In yesterday’s newsletter I linked a news story about Congress preparing to hold hearings about UFO sightings. The idea struck me as so odd and out of time. These days we’re so preoccupied with Really Heavy Shit that, in so many ways, is tearing at the fabric of society and even threatening human existence on Earth. Caring about UFOs seems like a luxury of the past. An oh-so-1990s kind of pursuit.
In the runup to the link I wrote the following paragraph. I didn’t put much thought into it. It just poured out of my head in about the same amount of time it took to physically type it:
“The 1990s were a pretty important decade in my life. I turned 18. I graduated from high school, college, and law school. I got married. I imagined I was living in a period of post-history in which the combination of hope, peace, and technology stood poised to usher in a new golden age of human civilization. I’m accused of being cynical, and maybe I am, but inside every cynical person, there is a disappointed idealist, and seeing what I imagined the promise of the 1990s to have been turn out to be illusory and fleeting did a lot to disappoint me in life. Never be young and hopeful, people. It’s a sucker’s game.”
I didn’t really read back over it before posting it, as it’s a general, internalized thought I’ve had for so long that it didn’t really seem to call for any more examination. It was just an excuse to talk about UFOs and drop some 1990s nostalgia, post a pic of all-time celebrity crush Gillian Anderson, and embed a Soul Coughing song.

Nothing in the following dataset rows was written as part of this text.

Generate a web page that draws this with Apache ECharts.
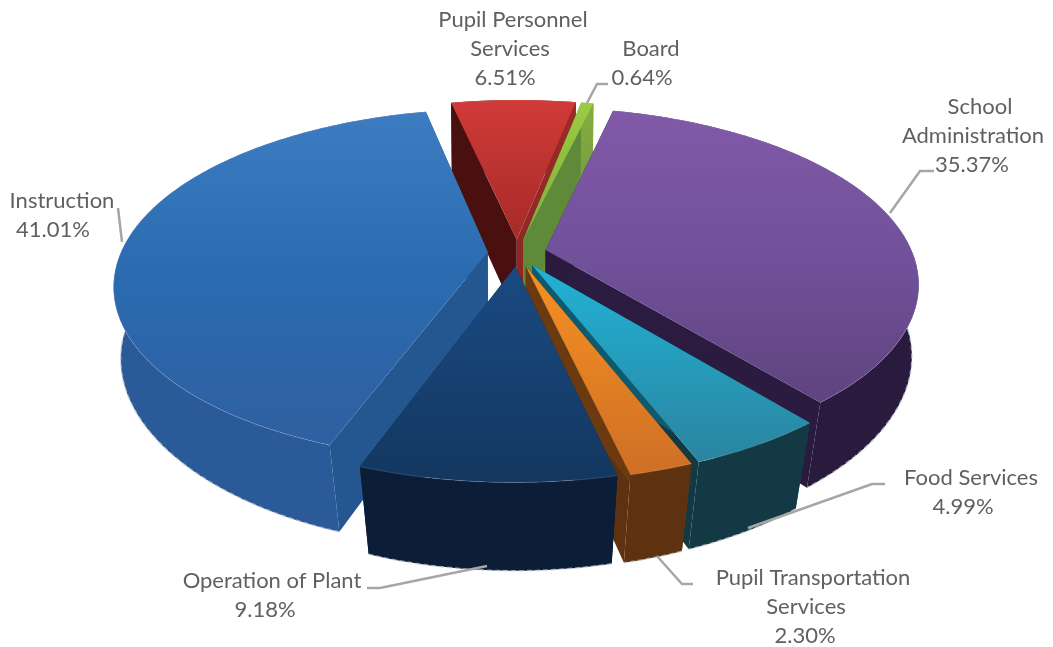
<!DOCTYPE html>
<html>
<head>
<meta charset="utf-8">
<style>
  html, body { margin: 0; padding: 0; background: #fff; }
  #main { width: 1053px; height: 647px; }
</style>
<script src="https://cdn.jsdelivr.net/npm/echarts@6/dist/echarts.min.js"></script>
</head>
<body>
<div id="main"></div>
<script>
// values, clockwise from the top
const categories = ['Board', 'School Administration', 'Food Services', 'Pupil Transportation Services', 'Operation of Plant', 'Instruction', 'Pupil Personnel Services']
const shares = [0.64, 35.37, 4.99, 2.30, 9.18, 41.01, 6.51]

const labelLines = [
  ['Board'],
  ['School', 'Administration'],
  ['Food Services'],
  ['Pupil Transportation', 'Services'],
  ['Operation of Plant'],
  ['Instruction'],
  ['Pupil Personnel', 'Services'],
]
// centre x of every label line (percent line last) and y of the first line
const labelX = [[651, 642], [980, 973, 972], [971, 963], [813, 806, 805], [272, 265], [62, 53], [513, 510, 505]]
const labelY = [49, 107, 478, 578, 581, 201, 20]
const leaders = [
  [[608, 84], [597, 84], [587, 103]],
  [[890, 213], [920, 171], [934, 171]],
  [[885, 484], [872, 484], [748, 528]],
  [[693, 584], [682, 584], [657, 556]],
  [[367, 588], [380, 588], [487, 566]],
  [[118, 208], [122, 242]],
  [],
]

// top gradient, outer wall, start-edge wall, end-edge wall
const sliceColors = [
  { top: ['#9ccb43', '#7fae3c'], wall: '#7aa33c', start: '#5f8a3a', end: ['#84ad3e', '#5f8a3e'] },
  { top: ['#8159a8', '#71519a', '#5f437f'], wall: '#2a1a3e', start: '#2a1a3e', end: ['#2c1c42', '#2a1a3e'] },
  { top: ['#20b3d6', '#2b84a0'], wall: '#133a44', start: '#0f5a6c', end: ['#133a44', '#133a44'] },
  { top: ['#f69122', '#cf6f26'], wall: '#5e3210', start: '#6b3a10', end: ['#5e3210', '#5e3210'] },
  { top: ['#1a4a82', '#133760'], wall: '#0c1d38', start: '#0c1d38', end: ['#0c1d38', '#0c1d38'] },
  { top: ['#3d7cc0', '#2a6bb0', '#2f5fa0'], wall: '#2a5a98', start: '#24578f', end: ['#24578f', '#24578f'] },
  { top: ['#d03b38', '#a62a28'], wall: '#4a1010', start: '#4a1010', end: ['#9a2b28', '#8a2624'] },
]

// painted back to front
const drawOrder = [6, 0, 1, 5, 2, 3, 4]

const startAngle = 11.1
const cx = 517
const cy = 253
const rx = 367
const ry = 170
const persp = 0.185
const explode = 0.08
const depth = 79

const total = shares.reduce((a, b) => a + b, 0)

function project(X, Y, bottom) {
  const p = 1 / (1 - persp * Y)
  let x = cx + rx * X * p
  let y = cy + ry * Y * p
  if (bottom) {
    x = cx + (x - cx) * (0.99 - 0.045 * Math.max(0, Y))
    y += depth * Math.sqrt(p)
  }
  return [x, y]
}

function sliceGeometry(index) {
  let before = 0
  for (let i = 0; i < index; i++) before += shares[i]
  const a0 = startAngle + (before / total) * 360
  const a1 = a0 + (shares[index] / total) * 360
  const mid = ((a0 + a1) / 2) * Math.PI / 180
  const ox = explode * Math.sin(mid)
  const oy = -explode * Math.cos(mid)
  const top = []
  const bot = []
  const steps = Math.max(4, Math.ceil(a1 - a0))
  for (let s = 0; s <= steps; s++) {
    const a = (a0 + ((a1 - a0) * s) / steps) * Math.PI / 180
    top.push(project(ox + Math.sin(a), oy - Math.cos(a), false))
    bot.push(project(ox + Math.sin(a), oy - Math.cos(a), true))
  }
  return {
    top,
    bot,
    front: Math.cos(mid) < -0.5,
    apexTop: project(ox, oy, false),
    apexBot: project(ox, oy, true),
  }
}

function vGrad(c) {
  return {
    type: 'linear', x: 0, y: 0, x2: 0, y2: 1,
    colorStops: c.map((color, i) => ({ offset: i / (c.length - 1), color })),
  }
}

function renderSlice(params) {
  const index = drawOrder[params.dataIndex]
  const g = sliceGeometry(index)
  const c = sliceColors[index]
  const n = g.top.length - 1
  const radial = [
    { type: 'polygon', shape: { points: [g.apexTop, g.top[n], g.bot[n], g.apexBot] }, style: { fill: vGrad(c.end) } },
    { type: 'polygon', shape: { points: [g.apexTop, g.top[0], g.bot[0], g.apexBot] }, style: { fill: c.start } },
  ]
  const outer = [
    { type: 'polygon', shape: { points: g.top.concat(g.bot.slice().reverse()) }, style: { fill: c.wall } },
    { type: 'polyline', shape: { points: g.bot }, style: { fill: 'none', stroke: 'rgba(190,200,210,0.7)', lineWidth: 1.5, lineDash: [5, 3] } },
  ]
  const walls = g.front ? radial.concat(outer) : outer.concat(radial)
  return {
    type: 'group',
    children: walls.concat([
      { type: 'polygon', shape: { points: [g.apexTop].concat(g.top) }, style: { fill: vGrad(c.top) } },
      { type: 'polyline', shape: { points: g.top }, style: { fill: 'none', stroke: 'rgba(255,255,255,0.15)', lineWidth: 1 } },
    ]),
  }
}

function renderLabel(params) {
  const index = params.dataIndex
  const children = []
  const lines = labelLines[index].concat(shares[index].toFixed(2) + '%')
  lines.forEach((line, i) => {
    children.push({
      type: 'text',
      style: {
        text: line,
        x: labelX[index][i],
        y: labelY[index] + i * 29,
        align: 'center',
        verticalAlign: 'middle',
        fill: '#606060',
        font: '22px Lato',
      },
    })
  })
  if (leaders[index].length) {
    children.push({
      type: 'polyline',
      shape: { points: leaders[index] },
      style: { fill: 'none', stroke: '#a6a6a6', lineWidth: 2.5 },
    })
  }
  return { type: 'group', children }
}

const chart = echarts.init(document.getElementById('main'))
chart.setOption({
  animation: false,
  series: [
    {
      type: 'custom',
      coordinateSystem: 'none',
      renderItem: renderSlice,
      silent: true,
      z: 2,
      data: drawOrder.map((i) => ({ name: categories[i], value: shares[i] })),
    },
    {
      type: 'custom',
      coordinateSystem: 'none',
      renderItem: renderLabel,
      silent: true,
      z: 3,
      data: categories.map((name, i) => ({ name, value: shares[i] })),
    },
  ],
})
</script>
</body>
</html>
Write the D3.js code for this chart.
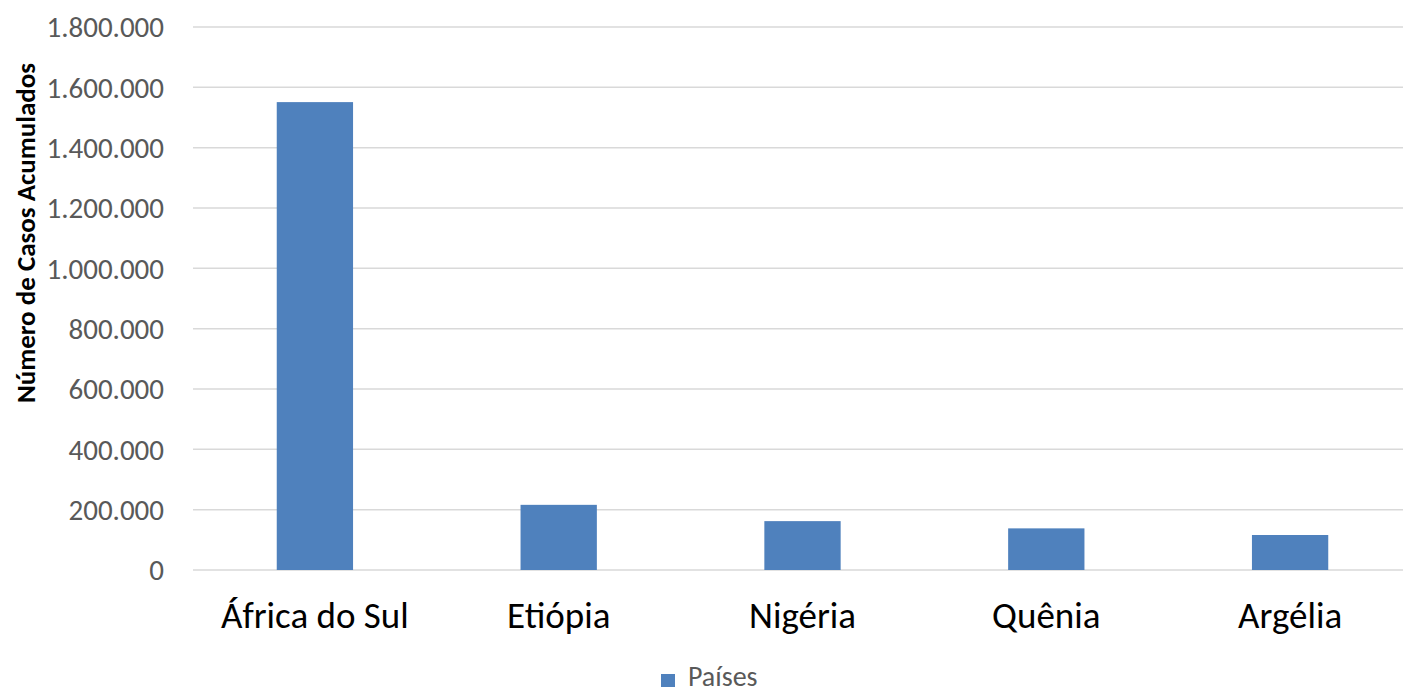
<!DOCTYPE html>
<html>
<head>
<meta charset="utf-8">
<script src="https://cdn.jsdelivr.net/npm/d3@7"></script>
<style>
  html, body { margin: 0; padding: 0; background: #fff; }
  svg { display: block; font-family: Calibri, Carlito, Lato, sans-serif; }
</style>
</head>
<body>
<div id="chart"></div>
<script>
const countries = ['África do Sul', 'Etiópia', 'Nigéria', 'Quênia', 'Argélia'];
const cases = [1551000, 216000, 162000, 138000, 116000];
const yTicks = [0, 200000, 400000, 600000, 800000, 1000000, 1200000, 1400000, 1600000, 1800000];
const seriesName = 'Países';
const yTitle = 'Número de Casos Acumulados';

const WIDTH = 1403;
const HEIGHT = 694;
const PLOT = { left: 193, right: 1412, top: 27, bottom: 570 };
const BAR_COLOR = '#4f81bd';
const GRID_COLOR = '#d9d9d9';
const TICK_COLOR = '#595959';
const FONT = 'Calibri, Carlito, Lato, sans-serif';

const fmtPt = (n) => d3.format(',')(n).replace(/,/g, '.');

const svg = d3.select('#chart')
  .append('svg')
  .attr('width', WIDTH)
  .attr('height', HEIGHT);

const x = d3.scaleBand()
  .domain(countries)
  .range([PLOT.left, PLOT.right])
  .paddingInner(0.687)
  .paddingOuter(0.3435);

const y = d3.scaleLinear()
  .domain([0, 1800000])
  .range([PLOT.bottom, PLOT.top]);

// gridlines
svg.append('g')
  .selectAll('line')
  .data(yTicks)
  .join('line')
  .attr('x1', PLOT.left)
  .attr('x2', PLOT.right)
  .attr('y1', (d) => y(d))
  .attr('y2', (d) => y(d))
  .attr('stroke', GRID_COLOR)
  .attr('stroke-width', 1.5);

// y axis labels
const yAxis = svg.append('g')
  .attr('transform', `translate(${PLOT.left - 29},0)`)
  .call(d3.axisLeft(y).tickValues(yTicks).tickSize(0).tickPadding(0).tickFormat(fmtPt));
yAxis.select('.domain').remove();
yAxis.selectAll('text')
  .attr('fill', TICK_COLOR)
  .attr('font-size', '29px')
  .attr('font-family', FONT)
  .attr('dy', '0.34em');

// bars
svg.append('g')
  .selectAll('rect')
  .data(countries)
  .join('rect')
  .attr('x', (d) => x(d))
  .attr('width', x.bandwidth())
  .attr('y', (d, i) => y(cases[i]))
  .attr('height', (d, i) => y(0) - y(cases[i]))
  .attr('fill', BAR_COLOR);

// x axis labels
const xAxis = svg.append('g')
  .attr('transform', `translate(0,${PLOT.bottom})`)
  .call(d3.axisBottom(x).tickSize(0));
xAxis.select('.domain').remove();
xAxis.selectAll('text')
  .attr('y', 58)
  .attr('dy', null)
  .attr('fill', '#000')
  .attr('font-size', '37px')
  .attr('font-family', FONT);

// y axis title
svg.append('text')
  .attr('transform', 'translate(35,233) rotate(-90)')
  .attr('text-anchor', 'middle')
  .attr('font-size', '27px')
  .attr('font-weight', 'bold')
  .attr('font-family', FONT)
  .attr('fill', '#000')
  .text(yTitle);

// legend
const legend = svg.append('g').attr('transform', 'translate(661,674)');
legend.append('rect')
  .attr('width', 14)
  .attr('height', 13)
  .attr('fill', BAR_COLOR);
legend.append('text')
  .attr('x', 27)
  .attr('y', 12)
  .attr('font-size', '28px')
  .attr('font-family', FONT)
  .attr('fill', TICK_COLOR)
  .text(seriesName);
</script>
</body>
</html>
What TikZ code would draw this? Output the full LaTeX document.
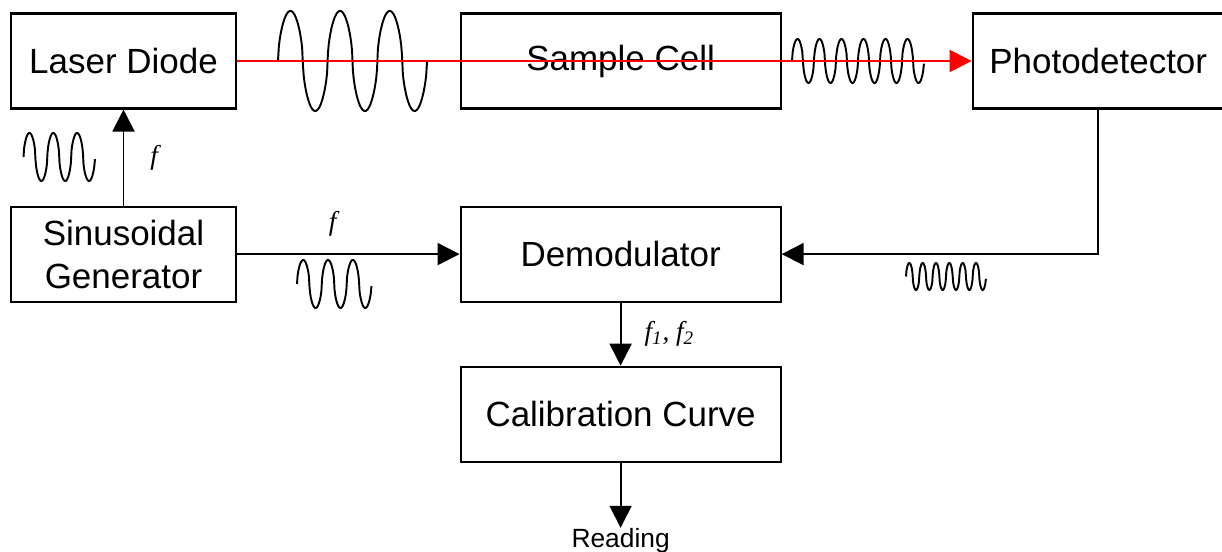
\documentclass[tikz,border=0pt]{standalone}
\usepackage{fontspec}
\setmainfont{Liberation Sans}
\newfontfamily\serifit{Liberation Serif}
\usepackage{tikz}
\usetikzlibrary{positioning, arrows.meta}

\begin{document}
\begin{tikzpicture}[
    block/.style={rectangle, draw, line width=1.2pt, minimum width=4.5cm, minimum height=1.9cm, inner sep=0pt, align=center, font=\fontsize{19.9}{24.5}\selectfont},
    wideblock/.style={block, minimum width=6.4cm},
    link/.style={line width=1.1pt, -{Triangle[length=0.44cm, width=0.44cm]}},
    beam/.style={red, line width=1.3pt, -{Triangle[length=0.44cm, width=0.44cm]}},
    wave/.style={line width=1.1pt},
    freq/.style={inner sep=0pt, font=\serifit\itshape\fontsize{15.5}{17}\selectfont},
    declare function={arch(\t)=sign(sin(\t))*pow(abs(sin(\t))+0.0001,0.55);}
]
\useasboundingbox (0,0) rectangle (24.44,-11.04);

% blocks
\node[block] (laser) at (2.47,-1.22) {Laser Diode};
\node[wideblock, right=4.45cm of laser] (sample) {Sample Cell};
\node[block, right=3.8cm of sample, minimum width=5.02cm] (photo) {Photodetector};
\node[block, below=1.92cm of laser] (gen) {Sinusoidal\\Generator};
\node[wideblock, below=1.92cm of sample] (demod) {Demodulator};
\node[wideblock, below=1.26cm of demod] (calib) {Calibration Curve};
\node[inner sep=0pt, below=1.3cm of calib, font=\fontsize{15}{17}\selectfont] (reading) {Reading};

% signal sketches
\draw[wave, shift={(5.56,-1.22)}] plot[domain=0:2.98, samples=180] (\x, {1.0*arch(3*360*\x/2.98)});
\draw[wave, shift={(15.84,-1.22)}] plot[domain=0:2.64, samples=180] (\x, {0.44*arch(6*360*\x/2.64)});
\draw[wave, shift={(0.47,-3.14)}] plot[domain=0:1.43, samples=120] (\x, {0.48*arch(3*360*\x/1.43)});
\draw[wave, shift={(5.94,-5.68)}] plot[domain=0:1.49, samples=120] (\x, {0.48*arch(3*360*\x/1.49)});
\draw[wave, shift={(18.12,-5.53)}] plot[domain=0:1.6, samples=150] (\x, {0.27*arch(6*360*\x/1.6)});

% connections
\draw[beam] (laser.east) -- (photo.west);
\draw[link] (gen) -- node[freq, right=0.52cm] {f} (laser);
\draw[link] (gen) -- node[freq, pos=0.43, above=0.33cm] {f} (demod);
\draw[link] (photo.south) |- (demod.east);
\draw[link] (demod) -- node[freq, right=0.46cm] {f\textsubscript{1}, f\textsubscript{2}} (calib);
\draw[link] (calib) -- (reading);
\end{tikzpicture}
\end{document}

It struck a chord with some readers, though. At least those who are in their 40s or older and lived at least part of their adult life before 9/11, when everything basically changed and we realized that (a) the promise we thought we recognized in the 1990s wasn’t substantive; and (b) even if it was at least partially substantive, it was no match whatsoever for what people would do in spite of it.
One reader wrote me a message:
“The paragraph today that concludes with: “Never be young and hopeful, people. It’s a sucker’s game.” is one of the more beautiful articulations of 21st century disillusionment I’ve ever read. I’m 61, and am often amazed how people even my age don’t understand the concept. Your stating this is actually inspiring. I know I’m not negative, or depressed, or unjustifiably cynical because you have seen the things I’ve seen.
“Today’s newsletter steels me for this shitty world, and reminds me to make the best of the coming day. Thank you!”
I didn’t intend that, but I’m glad it had that effect on at least some people.
I’ve often written that, for as much as I lament the state of the world and criticize that which and those whom brought about that state, I am not an unhappy person. Indeed, I’m anything but. I’m a generally happy person despite the horribleness of this world and despite the fact that the idealism of my youth has been rendered foolish by that horribleness. I’m sure a big part of that is that, due to my privilege and my generally good circumstances, much of the horribleness of the world is a thing I observe more than experience. I’m lucky in that regard, there’s no denying or mistaking that.
But a big, big part of it is that while, in hindsight, it may have been foolish to be optimistic like so many of us were in the 1990s — and while you cannot go back in time and recapture such a thing, no matter how hard you try — I cannot shake the notion that much of that optimism was, for at least a moment or two, warranted. That it was not completely illusory, even if it was illusory in certain respects. That if better decisions had been made and wiser leadership had been in place, we could’ve built a world that was a better one than the Cold War world from which we were emerging and a better one than the often dystopian one in which we currently reside. And that, perhaps, at some point in the future, we will find ourselves, once again, emerging from a fraught world and that we will have a moment or two in which to breathe and a moment or two to think and be a bit optimistic. And that this time, unlike last time, we will make better choices and that we will take a moment of promise and possibility and see it through to an era of prosperity and happiness.
If I had to guess, based on everything we’re dealing with these days, that next moment of opportunity and any subsequent era of prosperity and happiness will arrive long after I’m gone. But I still think that moment and that era will come. I still hope they will come.